For years of not knowing what should be next or will be next, our family has lived into this question, albeit imperfectly, because this is the question of faith.
What is God going to do?
Over the years, He has repeatedly blown our minds with His generosity, with His overwhelming kindness and limitless power, just as He promised. I have been learning, for all my stumbling about, to echo the apostle Paul, who, when facing certain shipwreck on his way to a Roman prison, encouraged the men with him to believe that they would live, saying, “Take heart, brothers, for I have faith in God that it will be exactly as I have been told.” I have faith that God’s goodness and love truly are vast and unending.

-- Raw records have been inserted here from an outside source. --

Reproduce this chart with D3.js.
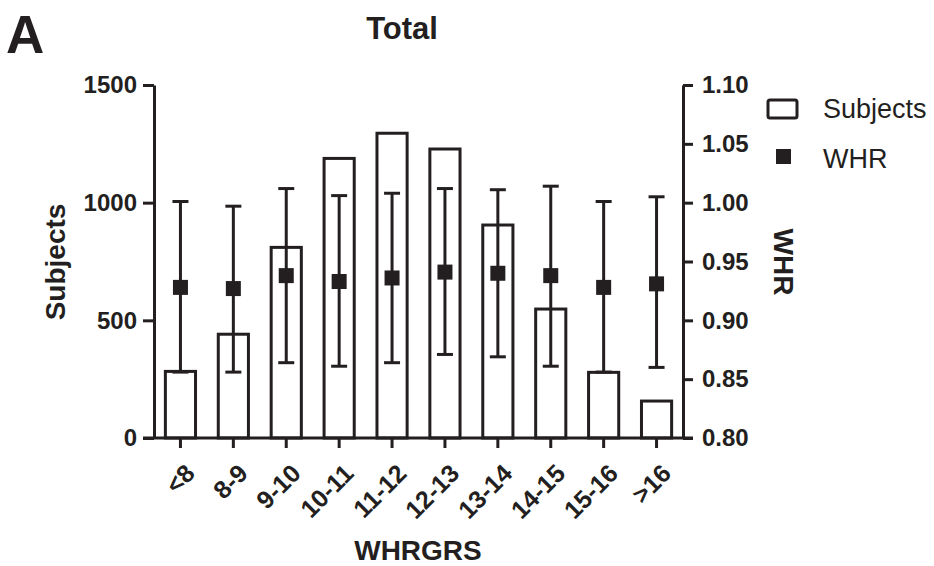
<!DOCTYPE html>
<html><head><meta charset="utf-8">
<script src="https://cdn.jsdelivr.net/npm/d3@7"></script>
<style>body{margin:0;background:#fff}svg{display:block;font-family:"Liberation Sans",Arial,sans-serif}</style>
</head><body><svg id="c" width="934" height="566"></svg>
<script>
const categories = ["<8","8-9","9-10","10-11","11-12","12-13","13-14","14-15","15-16",">16"];
const subjects = [283, 441, 810, 1188, 1295, 1228, 905, 548, 279, 157];
const whrMean = [0.928, 0.927, 0.938, 0.933, 0.936, 0.941, 0.940, 0.938, 0.928, 0.931];
const whrLower = [0.856, 0.856, 0.864, 0.861, 0.864, 0.871, 0.869, 0.861, 0.856, 0.860];
const whrUpper = [1.001, 0.997, 1.012, 1.006, 1.008, 1.012, 1.011, 1.014, 1.001, 1.005];
const leftTicks = [0, 500, 1000, 1500];
const rightTicks = [0.80, 0.85, 0.90, 0.95, 1.00, 1.05, 1.10];

const ink = "#231f20";
const FF = '"Liberation Sans",Arial,sans-serif';
const svg = d3.select("#c");
const L = 154, R = 683, T = 85, B = 438;

const x = d3.scaleBand().domain(categories).range([L, R]).paddingInner(0.43).paddingOuter(0.215);
const yL = d3.scaleLinear().domain([0, 1500]).range([B, T]);
const yR = d3.scaleLinear().domain([0.80, 1.10]).range([B, T]);

// bars
svg.append("g").selectAll("rect").data(categories).join("rect")
  .attr("x", d => x(d)).attr("width", x.bandwidth())
  .attr("y", (d,i) => yL(subjects[i])).attr("height", (d,i) => B - yL(subjects[i]))
  .attr("fill", "#fff").attr("stroke", ink).attr("stroke-width", 3);

// axes
function styleAxis(g, fs){
  g.attr("font-family", FF);
  g.select(".domain").attr("stroke", ink).attr("stroke-width", 3);
  g.selectAll(".tick line").attr("stroke", ink).attr("stroke-width", 3);
  g.selectAll(".tick text").attr("fill", ink).attr("font-weight", "bold").attr("font-size", fs);
}
const gl = svg.append("g").attr("transform", `translate(${L},0)`)
  .call(d3.axisLeft(yL).tickValues(leftTicks).tickSize(11).tickSizeOuter(0).tickPadding(6).tickFormat(d3.format("d")));
styleAxis(gl, 24);
const gr = svg.append("g").attr("transform", `translate(${R},0)`)
  .call(d3.axisRight(yR).tickValues(rightTicks).tickSize(10).tickSizeOuter(0).tickPadding(9).tickFormat(d3.format(".2f")));
styleAxis(gr, 24);
const gx = svg.append("g").attr("transform", `translate(0,${B})`)
  .call(d3.axisBottom(x).tickSize(10).tickSizeOuter(0).tickPadding(0));
styleAxis(gx, 25);
gx.select(".domain").attr("d", `M${L-11},0H${R+10}`);
gx.selectAll(".tick text")
  .attr("text-anchor", "end").attr("dy", 0).attr("y", 0).attr("x", 0)
  .attr("transform", "translate(16,37) rotate(-45)");

// error bars
const cap = 8;
const eb = svg.append("g").attr("stroke", ink).attr("stroke-width", 3).attr("fill", "none");
categories.forEach((c,i) => {
  const cx = x(c) + x.bandwidth()/2;
  eb.append("line").attr("x1", cx).attr("x2", cx).attr("y1", yR(whrLower[i])).attr("y2", yR(whrUpper[i]));
  eb.append("line").attr("x1", cx-cap).attr("x2", cx+cap).attr("y1", yR(whrUpper[i])).attr("y2", yR(whrUpper[i]));
  eb.append("line").attr("x1", cx-cap).attr("x2", cx+cap).attr("y1", yR(whrLower[i])).attr("y2", yR(whrLower[i]));
});
svg.append("g").selectAll("rect").data(categories).join("rect")
  .attr("x", d => x(d) + x.bandwidth()/2 - 7.5).attr("width", 15)
  .attr("y", (d,i) => yR(whrMean[i]) - 7.5).attr("height", 15)
  .attr("fill", ink);

// texts
svg.append("text").attr("x", 6).attr("y", 53).attr("font-size", 53).attr("font-weight", "bold").attr("fill", ink).text("A");
svg.append("text").attr("x", 402).attr("y", 39).attr("text-anchor", "middle").attr("font-size", 31).attr("font-weight", "bold").attr("fill", ink).text("Total");
svg.append("text").attr("transform", `translate(65,262) rotate(-90)`).attr("text-anchor", "middle").attr("font-size", 28).attr("font-weight", "bold").attr("fill", ink).text("Subjects");
svg.append("text").attr("transform", `translate(774,262) rotate(90)`).attr("text-anchor", "middle").attr("font-size", 28).attr("font-weight", "bold").attr("fill", ink).text("WHR");
svg.append("text").attr("x", 418).attr("y", 560).attr("text-anchor", "middle").attr("font-size", 28).attr("font-weight", "bold").attr("fill", ink).text("WHRGRS");

// legend
const lg = svg.append("g");
lg.append("rect").attr("x", 768).attr("y", 100).attr("width", 29).attr("height", 18).attr("rx", 2).attr("fill", "#fff").attr("stroke", ink).attr("stroke-width", 3);
lg.append("text").attr("x", 823).attr("y", 118).attr("font-size", 27).attr("fill", ink).text("Subjects");
lg.append("rect").attr("x", 776).attr("y", 149).attr("width", 15).attr("height", 15).attr("fill", ink);
lg.append("text").attr("x", 823).attr("y", 168).attr("font-size", 27).attr("fill", ink).text("WHR");
</script></body></html>
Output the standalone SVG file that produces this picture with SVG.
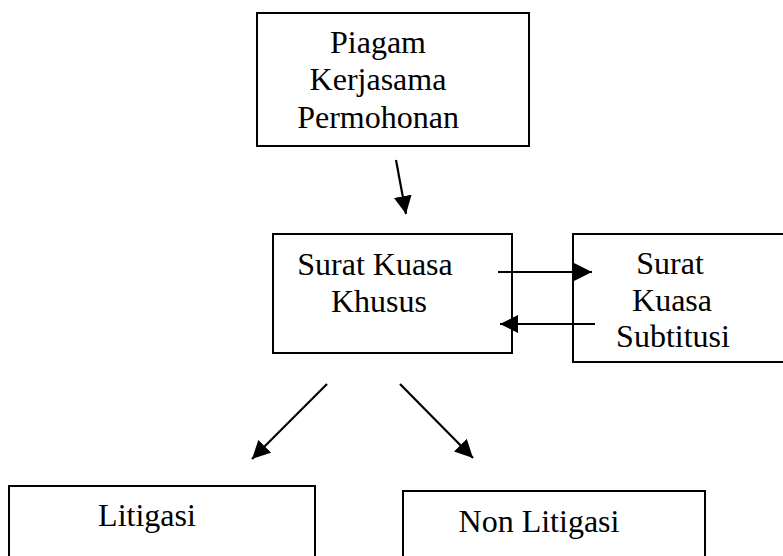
<svg xmlns="http://www.w3.org/2000/svg" width="783" height="556" viewBox="0 0 783 556">
<style>
.box{fill:#fff;stroke:#000;stroke-width:2}
.lbl{font-family:"Liberation Serif","Times New Roman",serif;font-size:32px;fill:#000;text-anchor:middle}
.conn{stroke:#000;stroke-width:2.2;fill:none;marker-end:url(#ah)}
</style>
<defs>
<marker id="ah" markerUnits="userSpaceOnUse" markerWidth="20" markerHeight="18" viewBox="0 0 20 18" refX="18" refY="9" orient="auto">
<path d="M0,0 L18,9 L0,18 Z" fill="#000"/>
</marker>
</defs>
<rect width="783" height="556" fill="#fff"/>
<g id="piagam">
<rect class="box" x="257" y="13" width="272" height="133"/>
<text class="lbl" x="378" y="53">Piagam</text>
<text class="lbl" x="378" y="90">Kerjasama</text>
<text class="lbl" x="378" y="128">Permohonan</text>
</g>
<g id="surat-kuasa-khusus">
<rect class="box" x="273" y="234" width="239" height="119"/>
<text class="lbl" x="375" y="275">Surat Kuasa</text>
<text class="lbl" x="379" y="312">Khusus</text>
</g>
<g id="surat-kuasa-subtitusi">
<rect class="box" x="573" y="234" width="220" height="128"/>
<text class="lbl" x="670" y="274">Surat</text>
<text class="lbl" x="672" y="311">Kuasa</text>
<text class="lbl" x="673" y="347">Subtitusi</text>
</g>
<g id="litigasi">
<rect class="box" x="9" y="486" width="306" height="80"/>
<text class="lbl" x="147" y="526">Litigasi</text>
</g>
<g id="non-litigasi">
<rect class="box" x="403" y="491" width="302" height="80"/>
<text class="lbl" x="539" y="532">Non Litigasi</text>
</g>
<g id="connectors">
<line class="conn" x1="396" y1="160" x2="406" y2="214"/>
<line class="conn" x1="498" y1="272" x2="592" y2="272"/>
<line class="conn" x1="595" y1="324" x2="500" y2="324"/>
<line class="conn" x1="327" y1="384" x2="252" y2="459"/>
<line class="conn" x1="400" y1="384" x2="473" y2="458"/>
</g>
</svg>
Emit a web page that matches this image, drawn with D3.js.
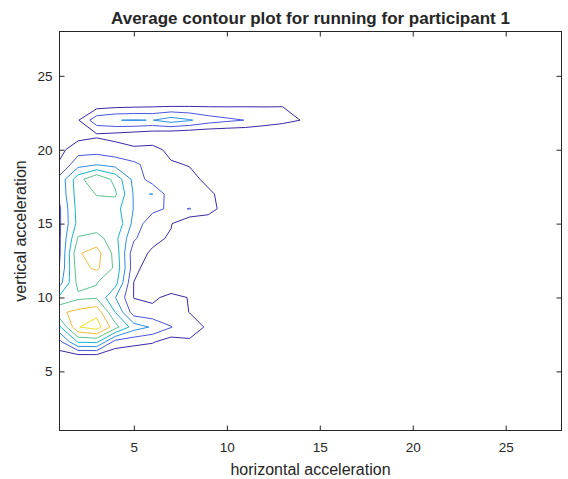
<!DOCTYPE html>
<html>
<head>
<meta charset="utf-8">
<script src="https://cdn.jsdelivr.net/npm/d3@7"></script>
<style>
body { margin: 0; background: #fff; }
text { font-family: "Liberation Sans", Arial, sans-serif; fill: #262626; }
</style>
</head>
<body>
<div id="chart"></div>
<script>
var width = 568, height = 479;

var titleText = "Average contour plot for running for participant 1";
var xLabel = "horizontal acceleration";
var yLabel = "vertical acceleration";

var xTicks = [5, 10, 15, 20, 25];
var yTicks = [5, 10, 15, 20, 25];
var gridSize = 28;

var levels = [1, 2, 3, 4, 5, 6, 7];
var levelColors = ["#3e26a8", "#4a55dc", "#2c90e8", "#17b5cc", "#5cc38c", "#f0bd40", "#f0e22a"];

// z values for x = 1..15, rows from y = 23 down to y = 5 (zero everywhere else)
var zRowTop = 23;
var zRows = [
  [0.1, 0.3, 0.51, 0.65, 0.72, 0.78, 0.82, 0.84, 0.85, 0.87, 0.9, 0.93, 0.97, 0.6, 0.1],
  [0.3, 0.93, 2.64, 2.97, 3.06, 2.97, 3.5, 3.1, 2.5, 2.2, 1.98, 1.6, 1.3, 0.98, 0.3],
  [0.7, 0.6, 0.86, 0.7, 0.5, 0.3, 0.1, 0, 0, 0, 0, 0, 0, 0, 0],
  [0.7, 1.6, 1.57, 1.35, 1.15, 1.3, 0.75, 0.3, 0, 0, 0, 0, 0, 0, 0],
  [1.13, 2.6, 2.95, 2.65, 2.21, 1.6, 1.1, 0.95, 0.4, 0, 0, 0, 0, 0, 0],
  [2.3, 4.6, 5.9, 4.7, 2.7, 1.5, 1.4, 1.25, 0.8, 0.3, 0, 0, 0, 0, 0],
  [2.2, 4.5, 5.05, 5.15, 2.9, 3.02, 1.4, 1.3, 1.15, 0.7, 0.2, 0, 0, 0, 0],
  [1.85, 4.4, 4.6, 4.4, 2.95, 2.3, 1.8, 2.03, 1.5, 0.46, 0, 0, 0, 0, 0],
  [1.85, 4.3, 4.3, 4.89, 2.67, 1.3, 1.05, 0.16, 0.25, 0, 0, 0, 0, 0, 0],
  [1.85, 5.1, 5.45, 4.3, 2.15, 1.2, 0.9, 0.3, 0.1, 0, 0, 0, 0, 0, 0],
  [1.85, 5.9, 6.4, 4.65, 1.35, 0.88, 0.5, 0.1, 0, 0, 0, 0, 0, 0, 0],
  [2.05, 5.6, 6.2, 4.8, 1.4, 0.26, 0, 0, 0, 0, 0, 0, 0, 0, 0],
  [2.6, 5.3, 5.02, 4.4, 0.97, 0.3, 0.2, 0, 0, 0, 0, 0, 0, 0, 0],
  [4.2, 4.8, 4.9, 3.03, 0.97, 0.8, 1.3, 0.95, 0.3, 0, 0, 0, 0, 0, 0],
  [5.8, 6.3, 6.7, 4.0, 1.5, 1.3, 1.2, 0.99, 0.5, 0, 0, 0, 0, 0, 0],
  [3.8, 6.95, 7.5, 5.4, 3.5, 2.875, 2.05, 1.22, 0.93, 0.3, 0, 0, 0, 0, 0],
  [1.7, 4.1, 4.2, 1.6, 1.3, 1.1, 0.5, 0.935, 0.3, 0, 0, 0, 0, 0, 0],
  [0.5, 0.5, 0.5, 0.27, 0.2, 0.1, 0, 0, 0, 0, 0, 0, 0, 0, 0],
  [0, 0, 0, 0, 0, 0, 0, 0, 0, 0, 0, 0, 0, 0, 0]
];

// full 28 x 28 grid, index = (y-1)*28 + (x-1)
var values = new Array(gridSize * gridSize).fill(0);
zRows.forEach(function (row, r) {
  var j = zRowTop - r - 1;
  row.forEach(function (v, i) {
    values[j * gridSize + i] = v;
  });
});

var x = d3.scaleLinear().domain([1, 28]).range([59.5, 561.5]);
var y = d3.scaleLinear().domain([1, 28]).range([430.5, 31.5]);

var svg = d3.select("#chart").append("svg")
  .attr("width", width)
  .attr("height", height)
  .style("display", "block");

svg.append("rect")
  .attr("width", width)
  .attr("height", height)
  .attr("fill", "#fff");

svg.append("clipPath").attr("id", "plotclip")
  .append("rect")
  .attr("x", x(1)).attr("y", y(28))
  .attr("width", x(28) - x(1)).attr("height", y(1) - y(28));

// grid sample i sits at contour coordinate i + 0.5, i.e. data value i + 1
var proj = d3.geoTransform({
  point: function (px, py) {
    this.stream.point(x(px + 0.5), y(py + 0.5));
  }
});
var path = d3.geoPath(proj);

var contours = d3.contours()
  .size([gridSize, gridSize])
  .thresholds(levels)(values);

svg.append("g")
  .attr("clip-path", "url(#plotclip)")
  .selectAll("path")
  .data(contours)
  .enter()
  .append("path")
  .attr("d", path)
  .attr("fill", "none")
  .attr("stroke", function (d, i) { return levelColors[i]; })
  .attr("stroke-width", 1)
  .attr("stroke-linejoin", "round");

// axes, ticks pointing inward
var axisColor = "#262626";

var axisBottomG = svg.append("g")
  .attr("transform", "translate(0," + y(1) + ")")
  .call(d3.axisBottom(x).tickValues(xTicks).tickSize(-5).tickPadding(12));
var axisTopG = svg.append("g")
  .attr("transform", "translate(0," + y(28) + ")")
  .call(d3.axisTop(x).tickValues(xTicks).tickSize(-5).tickFormat(""));
var axisLeftG = svg.append("g")
  .attr("transform", "translate(" + x(1) + ",0)")
  .call(d3.axisLeft(y).tickValues(yTicks).tickSize(-5).tickPadding(7));
var axisRightG = svg.append("g")
  .attr("transform", "translate(" + x(28) + ",0)")
  .call(d3.axisRight(y).tickValues(yTicks).tickSize(-5).tickFormat(""));

[axisBottomG, axisTopG, axisLeftG, axisRightG].forEach(function (g) {
  g.select(".domain").remove();
  g.selectAll("line").attr("stroke", axisColor);
  g.selectAll("text")
    .attr("fill", axisColor)
    .style("font-size", "13.5px")
    .style("font-family", "'Liberation Sans', Arial, sans-serif");
});

svg.append("rect")
  .attr("x", x(1)).attr("y", y(28))
  .attr("width", x(28) - x(1)).attr("height", y(1) - y(28))
  .attr("fill", "none")
  .attr("stroke", axisColor)
  .attr("stroke-width", 1);

svg.append("text")
  .attr("x", (x(1) + x(28)) / 2)
  .attr("y", 24)
  .attr("text-anchor", "middle")
  .style("font-size", "17px")
  .style("font-weight", "bold")
  .text(titleText);

svg.append("text")
  .attr("x", (x(1) + x(28)) / 2)
  .attr("y", 475)
  .attr("text-anchor", "middle")
  .style("font-size", "16px")
  .text(xLabel);

svg.append("text")
  .attr("transform", "translate(26," + (y(1) + y(28)) / 2 + ") rotate(-90)")
  .attr("text-anchor", "middle")
  .style("font-size", "16px")
  .text(yLabel);
</script>
</body>
</html>
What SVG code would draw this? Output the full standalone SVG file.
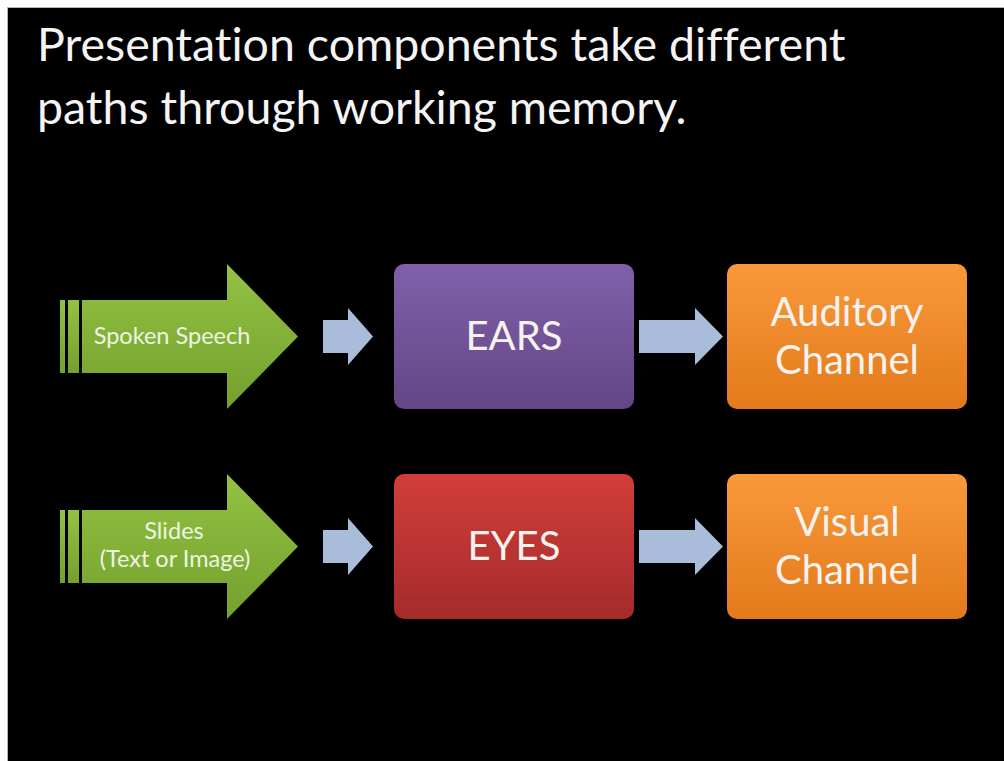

Riley’s cheeks pink with enthusiasm as she tells us now about the topic for the first rotation of her cohort, flattening her hands in the air in front of her as though to carry it or to pass it across the table as yet another gift.
“I get to learn about healthcare,” she’s saying, with a tone that says, how cool is that, and I listen and listen and smile and smile, tasting again the goodness of God, savoring it all and treasuring it up. I don’t yet know about all the good work God has prepared in advance for Riley to do, but I can see that He means to use the opportunities before her to keep underscoring the mantra of her faith, the thing she says to anyone who asks her questions about her future, as if she can reach back and read the thoughts God once planted in my mind, that she will do whatever He wants her to do.
“We’ll just have to see,” she always says, because she’s living into the question before she has the answer, trusting God with the details, and that’s the grand adventure of her faith.